Self-healable poly (N, N-dimethylacrylamide)/poly (3,4-ethylenedioxythiophene) polystyrene sulfonate composite hydrogel electrolytes for aqueous supercapacitors

Abstract

The composite hydrogel electrolytes have been developed by in situ free radical polymerization of N, N dimethylacrylamide in the presence of sodium montmorillonite (Na-MMT) as a physical crosslinking agent and magnesium trifluoromethanesulfonate (MgTf2) as an ionic source to improve their conductivity. Moreover, the incorporation of highly conductive poly (3,4-ethylenedioxythiophene) polystyrene sulfonate (PEDOT:PSS) enhanced the electrochemical performance and increased the conductivity by providing conduction pathways through the PEDOT:PSS chains. The formation of composite hydrogel electrolytes was confirmed by Fourier transform infrared spectroscopy (FTIR), X-ray diffraction (XRD) analysis, and thermogravimetric analysis (TGA).
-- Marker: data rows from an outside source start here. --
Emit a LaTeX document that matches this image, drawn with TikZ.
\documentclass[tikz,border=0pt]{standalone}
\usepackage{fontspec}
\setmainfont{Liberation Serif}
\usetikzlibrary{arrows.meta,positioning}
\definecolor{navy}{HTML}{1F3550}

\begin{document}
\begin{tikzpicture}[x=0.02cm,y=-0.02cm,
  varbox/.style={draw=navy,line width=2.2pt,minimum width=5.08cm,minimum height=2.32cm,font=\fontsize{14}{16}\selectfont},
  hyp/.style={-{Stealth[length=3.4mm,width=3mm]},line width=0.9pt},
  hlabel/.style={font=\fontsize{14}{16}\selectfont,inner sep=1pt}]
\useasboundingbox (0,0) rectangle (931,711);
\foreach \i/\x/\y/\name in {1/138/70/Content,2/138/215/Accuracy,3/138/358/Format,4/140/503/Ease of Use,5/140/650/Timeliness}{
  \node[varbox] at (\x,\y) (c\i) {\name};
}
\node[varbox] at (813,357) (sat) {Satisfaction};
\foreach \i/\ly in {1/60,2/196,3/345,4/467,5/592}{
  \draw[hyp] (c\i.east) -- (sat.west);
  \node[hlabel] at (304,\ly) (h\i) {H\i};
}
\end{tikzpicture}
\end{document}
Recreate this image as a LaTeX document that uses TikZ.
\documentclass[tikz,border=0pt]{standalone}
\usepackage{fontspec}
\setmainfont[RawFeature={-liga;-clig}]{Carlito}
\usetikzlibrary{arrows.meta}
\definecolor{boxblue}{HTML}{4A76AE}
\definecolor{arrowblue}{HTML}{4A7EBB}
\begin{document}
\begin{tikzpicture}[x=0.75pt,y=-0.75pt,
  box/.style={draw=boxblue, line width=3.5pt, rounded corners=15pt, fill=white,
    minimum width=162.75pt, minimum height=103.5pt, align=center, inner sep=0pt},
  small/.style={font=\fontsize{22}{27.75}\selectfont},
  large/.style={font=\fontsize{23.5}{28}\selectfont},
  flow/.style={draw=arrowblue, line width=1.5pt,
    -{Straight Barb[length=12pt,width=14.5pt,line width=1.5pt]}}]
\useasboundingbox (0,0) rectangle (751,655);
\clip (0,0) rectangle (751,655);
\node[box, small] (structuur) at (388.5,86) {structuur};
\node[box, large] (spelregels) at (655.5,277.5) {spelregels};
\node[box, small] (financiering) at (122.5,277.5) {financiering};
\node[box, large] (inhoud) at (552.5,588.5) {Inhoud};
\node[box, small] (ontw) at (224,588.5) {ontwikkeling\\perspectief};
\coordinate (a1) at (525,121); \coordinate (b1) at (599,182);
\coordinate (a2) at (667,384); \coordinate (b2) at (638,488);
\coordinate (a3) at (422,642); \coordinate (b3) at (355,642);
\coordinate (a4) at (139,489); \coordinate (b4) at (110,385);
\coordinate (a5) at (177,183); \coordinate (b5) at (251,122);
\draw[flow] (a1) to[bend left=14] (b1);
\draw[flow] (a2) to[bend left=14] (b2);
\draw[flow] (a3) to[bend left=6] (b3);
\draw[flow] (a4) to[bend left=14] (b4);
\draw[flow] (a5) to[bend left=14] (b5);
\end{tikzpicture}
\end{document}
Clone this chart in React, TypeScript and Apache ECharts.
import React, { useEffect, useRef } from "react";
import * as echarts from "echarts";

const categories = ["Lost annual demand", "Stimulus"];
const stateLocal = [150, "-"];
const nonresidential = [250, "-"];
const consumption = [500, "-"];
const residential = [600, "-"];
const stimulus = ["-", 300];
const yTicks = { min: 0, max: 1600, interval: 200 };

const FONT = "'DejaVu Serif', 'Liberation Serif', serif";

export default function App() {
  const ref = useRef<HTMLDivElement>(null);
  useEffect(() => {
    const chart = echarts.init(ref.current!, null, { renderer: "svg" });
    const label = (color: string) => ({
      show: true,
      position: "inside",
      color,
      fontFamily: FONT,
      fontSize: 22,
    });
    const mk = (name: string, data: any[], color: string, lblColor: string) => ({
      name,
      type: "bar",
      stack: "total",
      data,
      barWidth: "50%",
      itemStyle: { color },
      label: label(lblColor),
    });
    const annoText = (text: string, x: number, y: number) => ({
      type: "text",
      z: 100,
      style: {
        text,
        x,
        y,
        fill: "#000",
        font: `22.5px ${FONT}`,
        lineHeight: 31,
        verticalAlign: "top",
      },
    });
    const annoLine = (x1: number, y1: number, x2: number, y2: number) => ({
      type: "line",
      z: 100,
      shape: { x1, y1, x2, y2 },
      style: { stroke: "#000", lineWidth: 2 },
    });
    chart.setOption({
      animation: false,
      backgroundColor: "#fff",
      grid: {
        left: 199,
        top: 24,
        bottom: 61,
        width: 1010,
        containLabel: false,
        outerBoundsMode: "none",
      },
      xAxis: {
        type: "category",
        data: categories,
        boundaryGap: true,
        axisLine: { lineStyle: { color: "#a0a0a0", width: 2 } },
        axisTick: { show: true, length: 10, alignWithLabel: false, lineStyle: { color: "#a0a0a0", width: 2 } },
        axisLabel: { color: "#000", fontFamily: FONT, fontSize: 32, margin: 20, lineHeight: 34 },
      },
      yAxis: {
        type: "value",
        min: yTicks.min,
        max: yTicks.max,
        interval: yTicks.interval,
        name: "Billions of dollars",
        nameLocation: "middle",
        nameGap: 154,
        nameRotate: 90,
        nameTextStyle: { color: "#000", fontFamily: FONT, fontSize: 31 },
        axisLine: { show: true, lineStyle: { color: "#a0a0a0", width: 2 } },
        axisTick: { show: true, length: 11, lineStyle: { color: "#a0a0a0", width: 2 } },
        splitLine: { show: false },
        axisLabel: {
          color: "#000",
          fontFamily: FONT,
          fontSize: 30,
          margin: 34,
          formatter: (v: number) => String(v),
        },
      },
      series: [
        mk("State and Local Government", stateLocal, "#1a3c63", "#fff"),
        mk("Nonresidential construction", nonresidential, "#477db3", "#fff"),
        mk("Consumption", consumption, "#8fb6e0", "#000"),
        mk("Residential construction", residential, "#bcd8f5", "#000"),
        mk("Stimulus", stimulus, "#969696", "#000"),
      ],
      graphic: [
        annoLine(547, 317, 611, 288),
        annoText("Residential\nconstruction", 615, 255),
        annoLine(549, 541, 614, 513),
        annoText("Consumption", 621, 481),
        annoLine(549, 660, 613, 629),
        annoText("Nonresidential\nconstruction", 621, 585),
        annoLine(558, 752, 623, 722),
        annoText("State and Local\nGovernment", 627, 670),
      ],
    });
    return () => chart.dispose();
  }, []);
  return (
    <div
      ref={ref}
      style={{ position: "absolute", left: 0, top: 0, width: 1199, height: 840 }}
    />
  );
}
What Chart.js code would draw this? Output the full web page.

The surface morphology was observed using field emission scanning electron microscopy, and energy dispersive X-ray (EDX) analysis was carried out to find the elements present. The ionic conductivity was studied at room temperature and temperature ranging from 303 K to 373 K. PEDOTDMA35 achieved the maximum ionic conductivity at room temperature (8.6 × 10−3 S/cm) and in the entire temperature range i.e., from 303 K to 373 K. Electrochemical performance of the symmetric supercapacitors was carried out at different scan rates (3 to 100 mV/s) and different current densities (100 to 500 mA/g) to calculate the specific capacitance, energy density, and power density. AC/PEDOTDMA35/AC attained the highest specific capacitance of 280 F/g at 3 mV/s and 376.6 F/g at 100 mA/g (energy density ∼52.35 Wh/kg and power density ∼100.08 W/kg). In addition, prototype supercapacitor was fabricated and used to light up the light emitting diode (LED). The self-healing efficiency of the composite hydrogel electrolyte was also investigated. The results indicate that synthesized hydrogel electrolytes have the potential to be used in aqueous flexible and self-healable supercapacitors.